½ loaf ciabatta or sourdough, cut into bite-size cubes
3 tablespoons olive oil
¾ teaspoon garlic powder
¼ teaspoon kosher salt
A few grinds of freshly ground black pepper to taste

Caesar Dressing

½ cup mayonnaise
1 lemon, juiced
2 anchovies, finely chopped (or 1 teaspoon anchovy paste)
1 teaspoon Dijon mustard
1 teaspoon Worcestershire sauce
2 small garlic cloves, grated
3 tablespoons freshly grated Parmesan cheese
½ teaspoon kosher salt
¼ teaspoon freshly ground black pepper

Sausage and Salad

1 tablespoon olive oil
1 package The Sausage Project Classic Roasted Chicken Sausage, sliced into ¼-inch rounds
6 cups chopped romaine lettuce (from 1–2 hearts)
¼ cup freshly shaved Parmesan cheese

Instructions

Prep Time: 15 min | Cook Time: 20 min | Servings: 1
1
Make the croutons: Preheat the oven to 400°F. Add the cubed bread to a rimmed sheet pan. In a small bowl, whisk together the olive oil, garlic powder, salt, and pepper. Drizzle over the bread and toss until evenly coated. Bake for 15–18 minutes, flipping halfway through, until golden and crisp. Transfer to a bowl to cool.
2
Make the dressing: In a medium bowl, whisk together the mayonnaise, lemon juice, anchovies, Dijon mustard, Worcestershire sauce, grated garlic, Parmesan, salt, and pepper.
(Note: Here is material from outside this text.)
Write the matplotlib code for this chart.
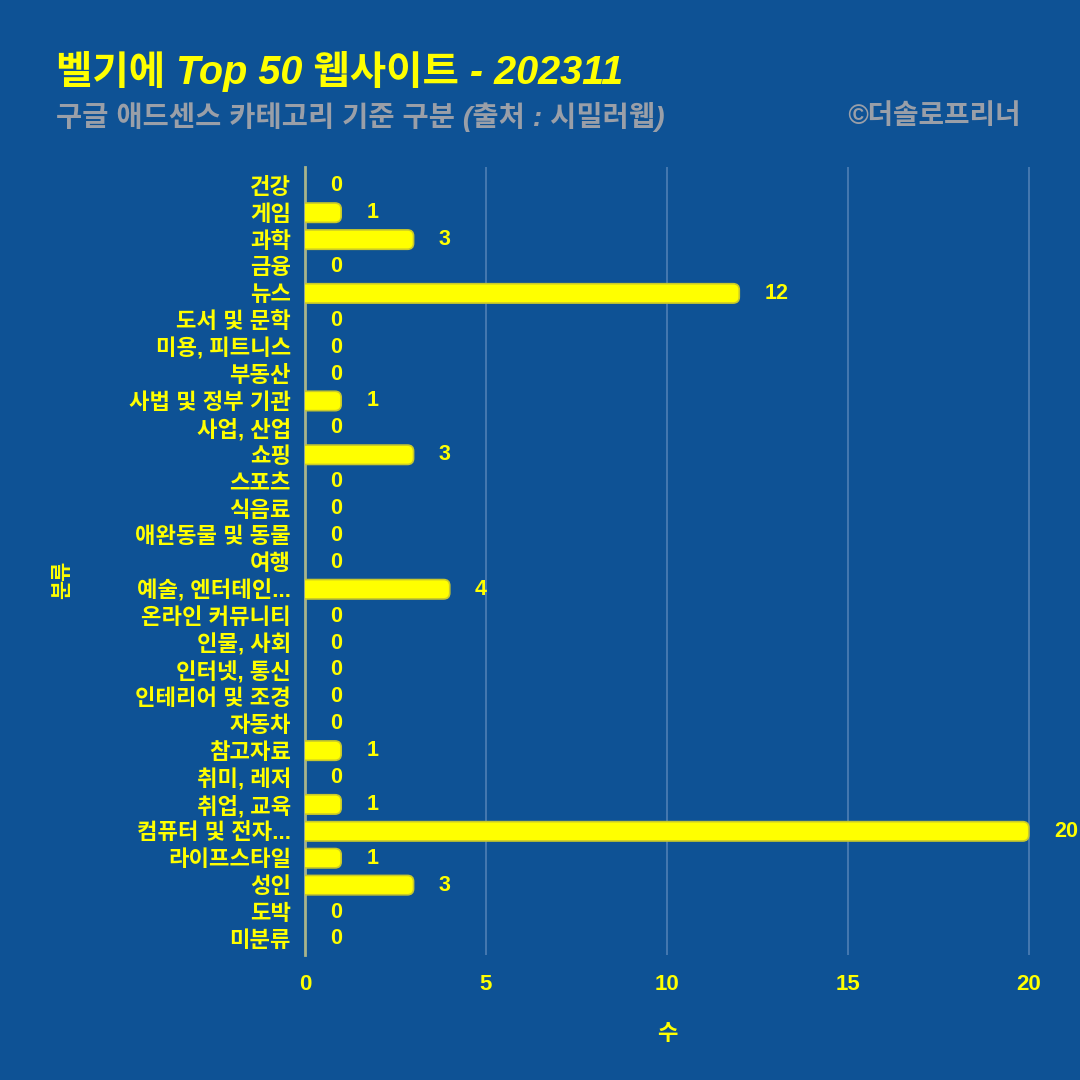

Taste and adjust seasoning as needed.
3
Crisp the sausages: Heat the olive oil in a large sauté pan over medium-high heat. Add the sausage and cook for 3–4 minutes per side, until golden and crisp. Transfer to a plate and let cool for about 5 minutes.
4
Assemble the salad: Add the romaine and most of the dressing to a large bowl and toss well. Add the sausage, croutons, and shaved Parmesan, and toss again. Serve immediately, with an extra drizzle of dressing if desired.